▶ **STATED TASK**
Please transcribe the listing below in full and word for word, without its pictures.

▶ **SUPPLIED INFORMATION**
--------------------

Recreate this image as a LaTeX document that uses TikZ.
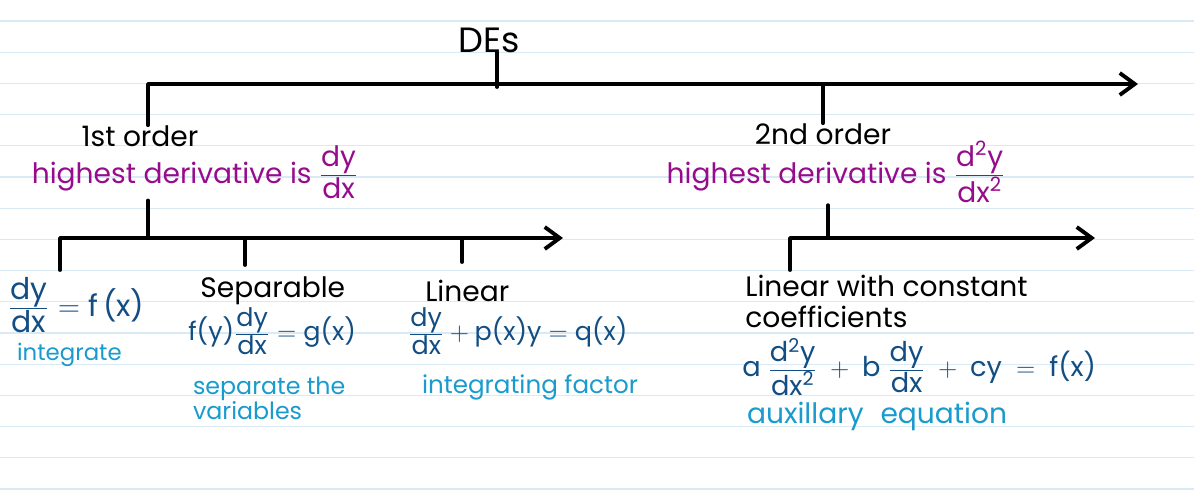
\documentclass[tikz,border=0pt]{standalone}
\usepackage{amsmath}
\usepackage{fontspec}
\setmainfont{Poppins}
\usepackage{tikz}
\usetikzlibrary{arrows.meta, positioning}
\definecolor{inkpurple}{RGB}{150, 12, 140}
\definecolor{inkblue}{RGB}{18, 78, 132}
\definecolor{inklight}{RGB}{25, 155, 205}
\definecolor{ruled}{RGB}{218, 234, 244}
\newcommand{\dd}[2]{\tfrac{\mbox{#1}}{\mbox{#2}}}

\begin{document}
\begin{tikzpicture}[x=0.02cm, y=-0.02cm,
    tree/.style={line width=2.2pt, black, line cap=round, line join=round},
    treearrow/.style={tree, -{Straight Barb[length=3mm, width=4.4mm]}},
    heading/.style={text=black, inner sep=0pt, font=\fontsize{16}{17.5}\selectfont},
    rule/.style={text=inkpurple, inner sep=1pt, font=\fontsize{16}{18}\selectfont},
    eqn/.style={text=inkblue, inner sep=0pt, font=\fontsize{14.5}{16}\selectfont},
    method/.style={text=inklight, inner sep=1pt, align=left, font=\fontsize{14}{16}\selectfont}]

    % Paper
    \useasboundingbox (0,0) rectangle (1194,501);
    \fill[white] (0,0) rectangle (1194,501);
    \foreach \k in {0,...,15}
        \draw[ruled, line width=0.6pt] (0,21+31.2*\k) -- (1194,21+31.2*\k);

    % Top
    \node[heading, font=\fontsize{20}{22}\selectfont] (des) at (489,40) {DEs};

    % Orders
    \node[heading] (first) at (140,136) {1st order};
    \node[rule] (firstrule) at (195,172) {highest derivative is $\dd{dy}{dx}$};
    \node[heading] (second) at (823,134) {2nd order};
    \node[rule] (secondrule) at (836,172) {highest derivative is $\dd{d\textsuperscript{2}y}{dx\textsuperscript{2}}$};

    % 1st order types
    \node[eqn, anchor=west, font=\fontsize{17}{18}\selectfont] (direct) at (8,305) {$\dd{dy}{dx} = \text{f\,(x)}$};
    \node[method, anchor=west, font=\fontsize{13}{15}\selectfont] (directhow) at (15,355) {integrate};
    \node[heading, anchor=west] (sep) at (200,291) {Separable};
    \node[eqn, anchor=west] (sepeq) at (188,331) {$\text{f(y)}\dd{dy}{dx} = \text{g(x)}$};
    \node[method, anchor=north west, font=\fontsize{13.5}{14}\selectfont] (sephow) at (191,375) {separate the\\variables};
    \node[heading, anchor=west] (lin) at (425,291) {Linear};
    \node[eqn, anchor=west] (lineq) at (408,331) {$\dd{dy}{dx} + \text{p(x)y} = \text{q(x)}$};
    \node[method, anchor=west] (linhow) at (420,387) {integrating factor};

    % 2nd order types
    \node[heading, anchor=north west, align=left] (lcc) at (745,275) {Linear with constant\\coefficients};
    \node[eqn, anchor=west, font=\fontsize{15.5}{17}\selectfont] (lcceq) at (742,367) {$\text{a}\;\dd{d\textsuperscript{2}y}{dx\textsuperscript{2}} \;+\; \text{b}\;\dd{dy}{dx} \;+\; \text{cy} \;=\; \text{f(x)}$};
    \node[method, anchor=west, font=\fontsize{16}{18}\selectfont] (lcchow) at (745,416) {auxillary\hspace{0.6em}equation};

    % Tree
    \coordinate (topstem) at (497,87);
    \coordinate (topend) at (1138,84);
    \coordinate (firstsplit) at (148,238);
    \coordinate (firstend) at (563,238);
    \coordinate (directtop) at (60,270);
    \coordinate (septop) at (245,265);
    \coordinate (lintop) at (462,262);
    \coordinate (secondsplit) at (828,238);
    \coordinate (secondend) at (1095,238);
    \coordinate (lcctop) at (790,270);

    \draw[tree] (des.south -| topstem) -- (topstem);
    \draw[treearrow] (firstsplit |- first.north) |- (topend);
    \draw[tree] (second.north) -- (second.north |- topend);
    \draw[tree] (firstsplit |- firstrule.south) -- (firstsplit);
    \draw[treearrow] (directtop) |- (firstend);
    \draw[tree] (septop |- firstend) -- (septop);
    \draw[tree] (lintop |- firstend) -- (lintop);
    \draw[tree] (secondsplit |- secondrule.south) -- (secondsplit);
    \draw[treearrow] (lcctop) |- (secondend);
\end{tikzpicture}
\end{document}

--------------------

▶ **REPLY**
Recreate this image as a LaTeX document that uses TikZ.
\documentclass[tikz,border=0pt]{standalone}
\usepackage{amsmath}
\usepackage{fontspec}
\setmainfont{Poppins}
\usepackage{tikz}
\usetikzlibrary{arrows.meta, positioning}
\definecolor{inkpurple}{RGB}{150, 12, 140}
\definecolor{inkblue}{RGB}{18, 78, 132}
\definecolor{inklight}{RGB}{25, 155, 205}
\definecolor{ruled}{RGB}{218, 234, 244}
\newcommand{\dd}[2]{\tfrac{\mbox{#1}}{\mbox{#2}}}

\begin{document}
\begin{tikzpicture}[x=0.02cm, y=-0.02cm,
    tree/.style={line width=2.2pt, black, line cap=round, line join=round},
    treearrow/.style={tree, -{Straight Barb[length=3mm, width=4.4mm]}},
    heading/.style={text=black, inner sep=0pt, font=\fontsize{16}{17.5}\selectfont},
    rule/.style={text=inkpurple, inner sep=1pt, font=\fontsize{16}{18}\selectfont},
    eqn/.style={text=inkblue, inner sep=0pt, font=\fontsize{14.5}{16}\selectfont},
    method/.style={text=inklight, inner sep=1pt, align=left, font=\fontsize{14}{16}\selectfont}]

    % Paper
    \useasboundingbox (0,0) rectangle (1194,501);
    \fill[white] (0,0) rectangle (1194,501);
    \foreach \k in {0,...,15}
        \draw[ruled, line width=0.6pt] (0,21+31.2*\k) -- (1194,21+31.2*\k);

    % Top
    \node[heading, font=\fontsize{20}{22}\selectfont] (des) at (489,40) {DEs};

    % Orders
    \node[heading] (first) at (140,136) {1st order};
    \node[rule] (firstrule) at (195,172) {highest derivative is $\dd{dy}{dx}$};
    \node[heading] (second) at (823,134) {2nd order};
    \node[rule] (secondrule) at (836,172) {highest derivative is $\dd{d\textsuperscript{2}y}{dx\textsuperscript{2}}$};

    % 1st order types
    \node[eqn, anchor=west, font=\fontsize{17}{18}\selectfont] (direct) at (8,305) {$\dd{dy}{dx} = \text{f\,(x)}$};
    \node[method, anchor=west, font=\fontsize{13}{15}\selectfont] (directhow) at (15,355) {integrate};
    \node[heading, anchor=west] (sep) at (200,291) {Separable};
    \node[eqn, anchor=west] (sepeq) at (188,331) {$\text{f(y)}\dd{dy}{dx} = \text{g(x)}$};
    \node[method, anchor=north west, font=\fontsize{13.5}{14}\selectfont] (sephow) at (191,375) {separate the\\variables};
    \node[heading, anchor=west] (lin) at (425,291) {Linear};
    \node[eqn, anchor=west] (lineq) at (408,331) {$\dd{dy}{dx} + \text{p(x)y} = \text{q(x)}$};
    \node[method, anchor=west] (linhow) at (420,387) {integrating factor};

    % 2nd order types
    \node[heading, anchor=north west, align=left] (lcc) at (745,275) {Linear with constant\\coefficients};
    \node[eqn, anchor=west, font=\fontsize{15.5}{17}\selectfont] (lcceq) at (742,367) {$\text{a}\;\dd{d\textsuperscript{2}y}{dx\textsuperscript{2}} \;+\; \text{b}\;\dd{dy}{dx} \;+\; \text{cy} \;=\; \text{f(x)}$};
    \node[method, anchor=west, font=\fontsize{16}{18}\selectfont] (lcchow) at (745,416) {auxillary\hspace{0.6em}equation};

    % Tree
    \coordinate (topstem) at (497,87);
    \coordinate (topend) at (1138,84);
    \coordinate (firstsplit) at (148,238);
    \coordinate (firstend) at (563,238);
    \coordinate (directtop) at (60,270);
    \coordinate (septop) at (245,265);
    \coordinate (lintop) at (462,262);
    \coordinate (secondsplit) at (828,238);
    \coordinate (secondend) at (1095,238);
    \coordinate (lcctop) at (790,270);

    \draw[tree] (des.south -| topstem) -- (topstem);
    \draw[treearrow] (firstsplit |- first.north) |- (topend);
    \draw[tree] (second.north) -- (second.north |- topend);
    \draw[tree] (firstsplit |- firstrule.south) -- (firstsplit);
    \draw[treearrow] (directtop) |- (firstend);
    \draw[tree] (septop |- firstend) -- (septop);
    \draw[tree] (lintop |- firstend) -- (lintop);
    \draw[tree] (secondsplit |- secondrule.south) -- (secondsplit);
    \draw[treearrow] (lcctop) |- (secondend);
\end{tikzpicture}
\end{document}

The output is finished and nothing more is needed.